Your objective >>
Look below for the line containing "Write the Apache ECharts code for this chart."; from there through the line containing "var years = ['2015', '2016', '2017', '2018', '2019'];", both lines included, please set down each line exactly and nothing else.

Material for this exercise >>
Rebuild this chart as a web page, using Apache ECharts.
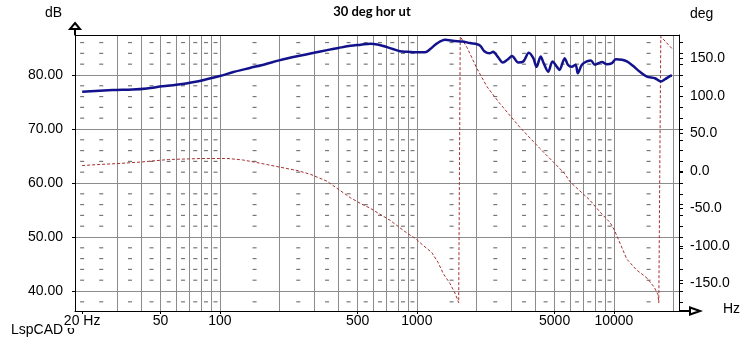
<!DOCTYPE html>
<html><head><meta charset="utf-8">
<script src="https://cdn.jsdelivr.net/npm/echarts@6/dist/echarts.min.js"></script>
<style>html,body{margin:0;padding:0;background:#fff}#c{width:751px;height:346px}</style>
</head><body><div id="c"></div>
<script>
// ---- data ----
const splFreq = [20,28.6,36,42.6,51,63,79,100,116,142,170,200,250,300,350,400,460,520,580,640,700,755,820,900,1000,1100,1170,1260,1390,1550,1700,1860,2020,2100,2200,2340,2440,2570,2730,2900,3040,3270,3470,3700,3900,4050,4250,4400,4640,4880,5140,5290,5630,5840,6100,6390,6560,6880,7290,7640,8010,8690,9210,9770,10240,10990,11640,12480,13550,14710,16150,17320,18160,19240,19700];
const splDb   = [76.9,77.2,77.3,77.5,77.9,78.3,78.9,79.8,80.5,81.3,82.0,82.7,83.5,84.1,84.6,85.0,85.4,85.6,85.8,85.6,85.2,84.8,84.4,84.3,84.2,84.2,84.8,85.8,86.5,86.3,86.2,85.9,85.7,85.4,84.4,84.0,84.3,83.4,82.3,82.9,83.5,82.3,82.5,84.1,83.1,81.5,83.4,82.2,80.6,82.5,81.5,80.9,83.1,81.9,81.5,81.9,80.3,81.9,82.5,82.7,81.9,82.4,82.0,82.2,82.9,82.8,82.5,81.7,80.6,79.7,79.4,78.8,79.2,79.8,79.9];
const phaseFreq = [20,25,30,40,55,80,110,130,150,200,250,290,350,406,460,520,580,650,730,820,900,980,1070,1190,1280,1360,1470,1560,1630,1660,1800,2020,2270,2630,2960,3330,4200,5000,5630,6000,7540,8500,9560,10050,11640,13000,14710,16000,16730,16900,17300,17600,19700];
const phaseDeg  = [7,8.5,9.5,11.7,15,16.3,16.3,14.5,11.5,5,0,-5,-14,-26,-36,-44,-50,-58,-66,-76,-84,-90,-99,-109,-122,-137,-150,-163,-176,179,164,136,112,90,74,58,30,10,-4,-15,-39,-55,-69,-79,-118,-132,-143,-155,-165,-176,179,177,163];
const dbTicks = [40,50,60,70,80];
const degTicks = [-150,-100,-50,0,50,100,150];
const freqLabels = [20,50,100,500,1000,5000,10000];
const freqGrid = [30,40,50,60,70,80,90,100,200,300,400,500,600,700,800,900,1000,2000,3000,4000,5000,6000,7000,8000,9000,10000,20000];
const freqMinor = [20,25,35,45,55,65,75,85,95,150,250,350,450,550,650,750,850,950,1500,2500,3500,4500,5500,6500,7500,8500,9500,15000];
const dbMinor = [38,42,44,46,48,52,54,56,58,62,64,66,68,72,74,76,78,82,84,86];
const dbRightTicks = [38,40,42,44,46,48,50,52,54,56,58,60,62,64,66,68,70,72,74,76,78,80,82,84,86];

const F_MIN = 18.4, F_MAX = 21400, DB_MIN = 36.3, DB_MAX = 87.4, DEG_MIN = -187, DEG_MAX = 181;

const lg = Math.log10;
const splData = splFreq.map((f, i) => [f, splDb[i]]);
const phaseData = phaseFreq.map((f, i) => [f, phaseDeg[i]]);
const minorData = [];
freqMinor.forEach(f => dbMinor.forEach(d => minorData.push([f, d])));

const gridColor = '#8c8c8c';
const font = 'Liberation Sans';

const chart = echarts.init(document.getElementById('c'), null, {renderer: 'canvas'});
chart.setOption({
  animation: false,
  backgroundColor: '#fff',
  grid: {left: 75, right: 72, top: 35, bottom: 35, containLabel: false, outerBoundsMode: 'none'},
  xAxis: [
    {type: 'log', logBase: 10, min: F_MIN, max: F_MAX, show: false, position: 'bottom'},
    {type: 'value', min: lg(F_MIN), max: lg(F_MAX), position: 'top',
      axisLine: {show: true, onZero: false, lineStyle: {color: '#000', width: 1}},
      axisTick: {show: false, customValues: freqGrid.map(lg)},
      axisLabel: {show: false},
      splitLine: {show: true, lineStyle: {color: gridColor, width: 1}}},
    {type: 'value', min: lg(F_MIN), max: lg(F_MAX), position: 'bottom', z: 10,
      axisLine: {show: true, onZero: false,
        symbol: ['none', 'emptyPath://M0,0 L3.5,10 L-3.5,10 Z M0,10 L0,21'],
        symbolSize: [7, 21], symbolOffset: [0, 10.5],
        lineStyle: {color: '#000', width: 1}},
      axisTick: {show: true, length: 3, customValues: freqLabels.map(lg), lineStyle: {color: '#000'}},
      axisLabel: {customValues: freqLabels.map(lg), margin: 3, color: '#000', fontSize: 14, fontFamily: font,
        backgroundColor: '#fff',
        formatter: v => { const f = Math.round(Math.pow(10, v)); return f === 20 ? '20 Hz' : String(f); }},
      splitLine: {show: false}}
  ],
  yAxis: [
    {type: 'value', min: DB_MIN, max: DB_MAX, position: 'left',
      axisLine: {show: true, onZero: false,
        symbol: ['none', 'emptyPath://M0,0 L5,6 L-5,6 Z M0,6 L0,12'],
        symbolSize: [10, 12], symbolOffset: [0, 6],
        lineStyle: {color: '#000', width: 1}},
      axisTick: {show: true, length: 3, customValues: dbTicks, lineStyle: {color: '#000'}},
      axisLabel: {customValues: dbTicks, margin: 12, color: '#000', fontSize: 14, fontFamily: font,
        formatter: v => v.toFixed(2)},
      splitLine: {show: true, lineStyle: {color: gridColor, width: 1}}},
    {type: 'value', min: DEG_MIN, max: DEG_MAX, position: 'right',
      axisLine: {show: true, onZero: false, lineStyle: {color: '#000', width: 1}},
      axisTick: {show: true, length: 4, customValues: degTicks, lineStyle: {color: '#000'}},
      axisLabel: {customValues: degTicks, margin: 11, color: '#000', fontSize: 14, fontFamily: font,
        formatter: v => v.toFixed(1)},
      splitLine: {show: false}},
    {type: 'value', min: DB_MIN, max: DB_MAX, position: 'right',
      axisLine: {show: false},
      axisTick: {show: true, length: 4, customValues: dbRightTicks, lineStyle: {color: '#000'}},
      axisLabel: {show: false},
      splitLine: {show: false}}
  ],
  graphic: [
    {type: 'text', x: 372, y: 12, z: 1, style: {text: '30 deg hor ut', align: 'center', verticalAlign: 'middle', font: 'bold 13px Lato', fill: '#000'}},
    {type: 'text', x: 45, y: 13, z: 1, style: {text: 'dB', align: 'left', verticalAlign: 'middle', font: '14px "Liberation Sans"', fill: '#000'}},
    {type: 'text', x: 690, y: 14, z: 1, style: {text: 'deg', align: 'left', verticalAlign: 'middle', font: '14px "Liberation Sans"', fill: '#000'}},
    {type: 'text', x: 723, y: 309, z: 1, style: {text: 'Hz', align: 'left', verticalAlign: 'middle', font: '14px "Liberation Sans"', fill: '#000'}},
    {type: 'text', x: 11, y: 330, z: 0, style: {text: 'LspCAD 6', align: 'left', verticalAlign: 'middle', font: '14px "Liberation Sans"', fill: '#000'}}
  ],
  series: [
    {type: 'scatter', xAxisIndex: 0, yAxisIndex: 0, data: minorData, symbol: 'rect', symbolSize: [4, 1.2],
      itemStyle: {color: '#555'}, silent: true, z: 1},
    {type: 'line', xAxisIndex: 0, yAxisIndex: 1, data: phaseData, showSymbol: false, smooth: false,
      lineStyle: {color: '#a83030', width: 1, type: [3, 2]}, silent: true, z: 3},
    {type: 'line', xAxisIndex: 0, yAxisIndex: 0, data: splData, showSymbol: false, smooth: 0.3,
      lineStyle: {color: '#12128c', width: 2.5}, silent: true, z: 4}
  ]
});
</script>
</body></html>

---

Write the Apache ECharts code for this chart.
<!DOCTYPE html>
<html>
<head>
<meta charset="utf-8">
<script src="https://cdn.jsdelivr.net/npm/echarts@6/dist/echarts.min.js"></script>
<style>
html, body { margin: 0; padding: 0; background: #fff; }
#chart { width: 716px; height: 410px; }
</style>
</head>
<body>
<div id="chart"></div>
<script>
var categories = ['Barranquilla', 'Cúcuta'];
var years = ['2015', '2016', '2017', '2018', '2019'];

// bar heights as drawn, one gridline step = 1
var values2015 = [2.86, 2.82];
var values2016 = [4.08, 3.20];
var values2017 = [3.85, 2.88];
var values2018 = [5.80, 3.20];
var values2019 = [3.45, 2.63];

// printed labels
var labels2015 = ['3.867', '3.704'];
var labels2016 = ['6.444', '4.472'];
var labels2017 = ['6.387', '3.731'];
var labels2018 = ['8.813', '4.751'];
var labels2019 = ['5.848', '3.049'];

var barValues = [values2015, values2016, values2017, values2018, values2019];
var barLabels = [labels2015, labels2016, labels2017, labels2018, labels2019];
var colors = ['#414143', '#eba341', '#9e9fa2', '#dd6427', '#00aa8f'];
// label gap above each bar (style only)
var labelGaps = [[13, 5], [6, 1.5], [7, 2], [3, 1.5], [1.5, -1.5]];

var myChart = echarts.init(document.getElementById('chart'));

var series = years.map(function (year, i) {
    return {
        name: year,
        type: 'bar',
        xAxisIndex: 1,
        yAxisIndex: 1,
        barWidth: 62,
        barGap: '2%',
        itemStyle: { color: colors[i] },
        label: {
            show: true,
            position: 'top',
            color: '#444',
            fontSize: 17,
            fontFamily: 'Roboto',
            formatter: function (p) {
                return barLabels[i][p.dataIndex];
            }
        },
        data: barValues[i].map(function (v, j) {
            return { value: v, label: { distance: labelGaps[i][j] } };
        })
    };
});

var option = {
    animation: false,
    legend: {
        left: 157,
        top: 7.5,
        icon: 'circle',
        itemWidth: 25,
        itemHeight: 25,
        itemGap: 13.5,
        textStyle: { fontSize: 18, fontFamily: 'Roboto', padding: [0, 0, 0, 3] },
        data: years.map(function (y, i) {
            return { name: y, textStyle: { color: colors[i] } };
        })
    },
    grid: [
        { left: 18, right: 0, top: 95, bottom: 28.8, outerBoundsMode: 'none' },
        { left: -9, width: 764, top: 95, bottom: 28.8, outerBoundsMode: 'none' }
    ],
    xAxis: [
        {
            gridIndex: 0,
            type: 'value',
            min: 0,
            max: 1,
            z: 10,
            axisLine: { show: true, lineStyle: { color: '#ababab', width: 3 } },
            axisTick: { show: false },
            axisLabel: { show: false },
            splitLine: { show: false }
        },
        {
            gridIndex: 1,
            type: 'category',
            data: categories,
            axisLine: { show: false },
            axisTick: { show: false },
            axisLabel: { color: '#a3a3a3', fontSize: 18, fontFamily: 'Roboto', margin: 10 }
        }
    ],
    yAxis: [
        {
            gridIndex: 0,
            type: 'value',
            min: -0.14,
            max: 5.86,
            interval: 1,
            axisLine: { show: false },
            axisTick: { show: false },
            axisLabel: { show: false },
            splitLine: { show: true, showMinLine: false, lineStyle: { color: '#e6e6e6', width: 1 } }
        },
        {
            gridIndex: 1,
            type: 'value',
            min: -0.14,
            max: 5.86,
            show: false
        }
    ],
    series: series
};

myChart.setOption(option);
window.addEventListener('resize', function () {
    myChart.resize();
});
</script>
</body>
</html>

...

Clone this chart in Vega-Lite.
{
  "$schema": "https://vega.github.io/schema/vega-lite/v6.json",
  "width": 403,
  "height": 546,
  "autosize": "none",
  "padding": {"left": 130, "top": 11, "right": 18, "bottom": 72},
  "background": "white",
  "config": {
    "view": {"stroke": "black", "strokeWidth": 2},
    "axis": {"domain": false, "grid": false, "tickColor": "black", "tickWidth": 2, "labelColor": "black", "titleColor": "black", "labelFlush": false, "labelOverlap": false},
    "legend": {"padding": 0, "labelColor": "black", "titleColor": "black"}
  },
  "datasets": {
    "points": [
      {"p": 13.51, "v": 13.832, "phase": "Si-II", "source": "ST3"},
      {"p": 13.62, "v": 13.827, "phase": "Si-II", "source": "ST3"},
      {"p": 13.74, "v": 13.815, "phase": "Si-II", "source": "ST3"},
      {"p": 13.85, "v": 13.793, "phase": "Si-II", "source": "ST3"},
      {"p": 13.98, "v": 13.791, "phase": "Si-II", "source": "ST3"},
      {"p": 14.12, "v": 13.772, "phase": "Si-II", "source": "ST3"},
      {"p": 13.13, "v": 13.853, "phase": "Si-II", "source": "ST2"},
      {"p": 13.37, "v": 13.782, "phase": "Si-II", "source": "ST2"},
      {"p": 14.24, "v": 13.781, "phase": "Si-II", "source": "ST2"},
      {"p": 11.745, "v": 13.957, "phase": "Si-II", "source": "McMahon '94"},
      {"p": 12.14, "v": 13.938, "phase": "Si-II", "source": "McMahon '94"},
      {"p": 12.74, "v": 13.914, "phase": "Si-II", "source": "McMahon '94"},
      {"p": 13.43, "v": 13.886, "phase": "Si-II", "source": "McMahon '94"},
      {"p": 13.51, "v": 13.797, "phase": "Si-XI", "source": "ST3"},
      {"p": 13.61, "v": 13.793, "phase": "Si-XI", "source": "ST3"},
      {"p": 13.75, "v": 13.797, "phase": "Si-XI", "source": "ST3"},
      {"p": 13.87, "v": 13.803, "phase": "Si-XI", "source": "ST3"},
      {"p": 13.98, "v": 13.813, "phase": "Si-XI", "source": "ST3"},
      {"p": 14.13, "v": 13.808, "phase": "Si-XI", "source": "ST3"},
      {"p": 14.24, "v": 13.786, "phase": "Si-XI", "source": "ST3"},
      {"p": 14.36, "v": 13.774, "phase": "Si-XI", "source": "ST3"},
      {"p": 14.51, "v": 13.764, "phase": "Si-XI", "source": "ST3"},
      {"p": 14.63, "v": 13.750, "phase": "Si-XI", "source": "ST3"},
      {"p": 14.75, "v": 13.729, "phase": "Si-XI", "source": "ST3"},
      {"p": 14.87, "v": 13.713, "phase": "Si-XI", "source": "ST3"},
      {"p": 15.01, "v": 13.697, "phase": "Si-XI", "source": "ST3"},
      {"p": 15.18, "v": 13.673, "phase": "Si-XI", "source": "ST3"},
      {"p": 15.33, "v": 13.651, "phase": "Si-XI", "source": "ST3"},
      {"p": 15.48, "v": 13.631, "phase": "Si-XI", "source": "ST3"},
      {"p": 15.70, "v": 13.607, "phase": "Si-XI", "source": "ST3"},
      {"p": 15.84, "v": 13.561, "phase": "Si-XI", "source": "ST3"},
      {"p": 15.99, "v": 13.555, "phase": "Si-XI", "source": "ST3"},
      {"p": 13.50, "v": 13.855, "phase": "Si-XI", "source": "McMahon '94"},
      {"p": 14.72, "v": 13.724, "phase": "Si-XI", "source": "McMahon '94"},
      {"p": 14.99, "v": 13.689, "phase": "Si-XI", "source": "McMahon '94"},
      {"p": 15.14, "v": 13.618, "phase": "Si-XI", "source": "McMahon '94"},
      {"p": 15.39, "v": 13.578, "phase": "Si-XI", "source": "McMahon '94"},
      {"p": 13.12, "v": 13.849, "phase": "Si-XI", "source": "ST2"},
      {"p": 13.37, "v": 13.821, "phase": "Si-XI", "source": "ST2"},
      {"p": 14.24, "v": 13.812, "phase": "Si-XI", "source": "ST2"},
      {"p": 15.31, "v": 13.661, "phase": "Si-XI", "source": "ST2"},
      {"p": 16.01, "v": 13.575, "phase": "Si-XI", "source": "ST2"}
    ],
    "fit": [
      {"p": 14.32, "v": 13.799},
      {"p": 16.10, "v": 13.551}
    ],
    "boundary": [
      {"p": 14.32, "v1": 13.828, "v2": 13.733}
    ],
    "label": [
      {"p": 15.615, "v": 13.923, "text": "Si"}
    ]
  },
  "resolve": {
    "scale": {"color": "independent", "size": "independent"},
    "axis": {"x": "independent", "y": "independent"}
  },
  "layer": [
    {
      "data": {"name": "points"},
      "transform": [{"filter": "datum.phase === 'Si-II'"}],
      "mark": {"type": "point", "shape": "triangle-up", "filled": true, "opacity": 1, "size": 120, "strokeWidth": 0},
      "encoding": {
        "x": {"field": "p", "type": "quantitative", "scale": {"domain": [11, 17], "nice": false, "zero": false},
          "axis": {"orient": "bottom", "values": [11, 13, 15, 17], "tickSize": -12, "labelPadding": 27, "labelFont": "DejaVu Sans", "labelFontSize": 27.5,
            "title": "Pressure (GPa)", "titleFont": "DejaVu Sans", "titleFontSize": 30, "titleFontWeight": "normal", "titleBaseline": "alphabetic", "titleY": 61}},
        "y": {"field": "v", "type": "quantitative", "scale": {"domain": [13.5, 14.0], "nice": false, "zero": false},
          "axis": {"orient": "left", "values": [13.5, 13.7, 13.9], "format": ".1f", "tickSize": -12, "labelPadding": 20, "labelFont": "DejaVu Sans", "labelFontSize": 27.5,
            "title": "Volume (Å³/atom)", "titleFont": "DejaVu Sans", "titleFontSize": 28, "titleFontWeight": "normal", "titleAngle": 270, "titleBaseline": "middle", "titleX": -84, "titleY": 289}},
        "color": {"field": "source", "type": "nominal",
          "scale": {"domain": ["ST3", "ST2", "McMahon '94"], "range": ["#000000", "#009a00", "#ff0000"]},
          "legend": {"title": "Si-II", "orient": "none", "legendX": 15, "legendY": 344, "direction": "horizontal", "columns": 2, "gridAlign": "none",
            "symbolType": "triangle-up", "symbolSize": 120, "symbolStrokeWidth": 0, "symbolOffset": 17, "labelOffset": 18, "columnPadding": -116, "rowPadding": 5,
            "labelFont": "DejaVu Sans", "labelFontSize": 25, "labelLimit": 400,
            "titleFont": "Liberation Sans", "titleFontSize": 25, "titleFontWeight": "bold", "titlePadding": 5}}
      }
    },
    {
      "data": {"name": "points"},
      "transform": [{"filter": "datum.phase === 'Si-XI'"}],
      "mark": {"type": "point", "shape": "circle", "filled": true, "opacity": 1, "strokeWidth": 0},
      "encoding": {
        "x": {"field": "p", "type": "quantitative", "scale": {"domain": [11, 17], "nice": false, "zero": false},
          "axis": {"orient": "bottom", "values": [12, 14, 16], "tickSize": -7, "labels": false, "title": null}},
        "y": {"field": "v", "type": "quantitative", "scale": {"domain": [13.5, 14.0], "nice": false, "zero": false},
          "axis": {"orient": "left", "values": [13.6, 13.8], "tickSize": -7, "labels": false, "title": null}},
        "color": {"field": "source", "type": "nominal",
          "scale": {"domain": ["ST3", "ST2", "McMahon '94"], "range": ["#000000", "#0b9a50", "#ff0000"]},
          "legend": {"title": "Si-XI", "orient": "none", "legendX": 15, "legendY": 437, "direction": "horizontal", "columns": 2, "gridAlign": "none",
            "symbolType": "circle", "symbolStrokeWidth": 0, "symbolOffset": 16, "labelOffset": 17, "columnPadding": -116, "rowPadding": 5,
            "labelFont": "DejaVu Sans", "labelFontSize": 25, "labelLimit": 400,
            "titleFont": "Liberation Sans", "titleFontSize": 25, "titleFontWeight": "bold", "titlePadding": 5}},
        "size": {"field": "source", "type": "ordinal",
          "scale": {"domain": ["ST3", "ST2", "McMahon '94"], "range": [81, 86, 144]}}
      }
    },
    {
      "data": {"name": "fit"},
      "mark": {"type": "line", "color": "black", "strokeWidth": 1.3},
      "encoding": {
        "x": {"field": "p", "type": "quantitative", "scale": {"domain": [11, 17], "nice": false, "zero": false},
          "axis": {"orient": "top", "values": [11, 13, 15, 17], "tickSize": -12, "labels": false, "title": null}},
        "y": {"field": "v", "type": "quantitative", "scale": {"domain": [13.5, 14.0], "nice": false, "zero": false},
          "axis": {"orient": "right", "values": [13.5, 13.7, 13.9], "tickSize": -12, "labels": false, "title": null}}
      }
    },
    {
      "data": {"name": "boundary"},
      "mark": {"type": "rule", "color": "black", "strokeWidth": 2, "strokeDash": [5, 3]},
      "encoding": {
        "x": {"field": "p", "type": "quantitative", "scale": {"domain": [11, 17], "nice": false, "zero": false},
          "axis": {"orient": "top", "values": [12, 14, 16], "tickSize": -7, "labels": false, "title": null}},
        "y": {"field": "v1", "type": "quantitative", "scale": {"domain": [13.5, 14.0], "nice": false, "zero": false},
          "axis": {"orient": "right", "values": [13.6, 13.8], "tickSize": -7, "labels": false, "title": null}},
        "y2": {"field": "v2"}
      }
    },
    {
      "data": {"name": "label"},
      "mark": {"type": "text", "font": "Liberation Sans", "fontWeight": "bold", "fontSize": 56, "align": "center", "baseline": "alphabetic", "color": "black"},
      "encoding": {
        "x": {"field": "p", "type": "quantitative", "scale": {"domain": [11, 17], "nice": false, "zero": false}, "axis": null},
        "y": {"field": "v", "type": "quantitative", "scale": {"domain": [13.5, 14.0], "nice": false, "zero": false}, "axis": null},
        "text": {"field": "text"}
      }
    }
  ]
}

The output >>
Write the Apache ECharts code for this chart.
<!DOCTYPE html>
<html>
<head>
<meta charset="utf-8">
<script src="https://cdn.jsdelivr.net/npm/echarts@6/dist/echarts.min.js"></script>
<style>
html, body { margin: 0; padding: 0; background: #fff; }
#chart { width: 716px; height: 410px; }
</style>
</head>
<body>
<div id="chart"></div>
<script>
var categories = ['Barranquilla', 'Cúcuta'];
var years = ['2015', '2016', '2017', '2018', '2019'];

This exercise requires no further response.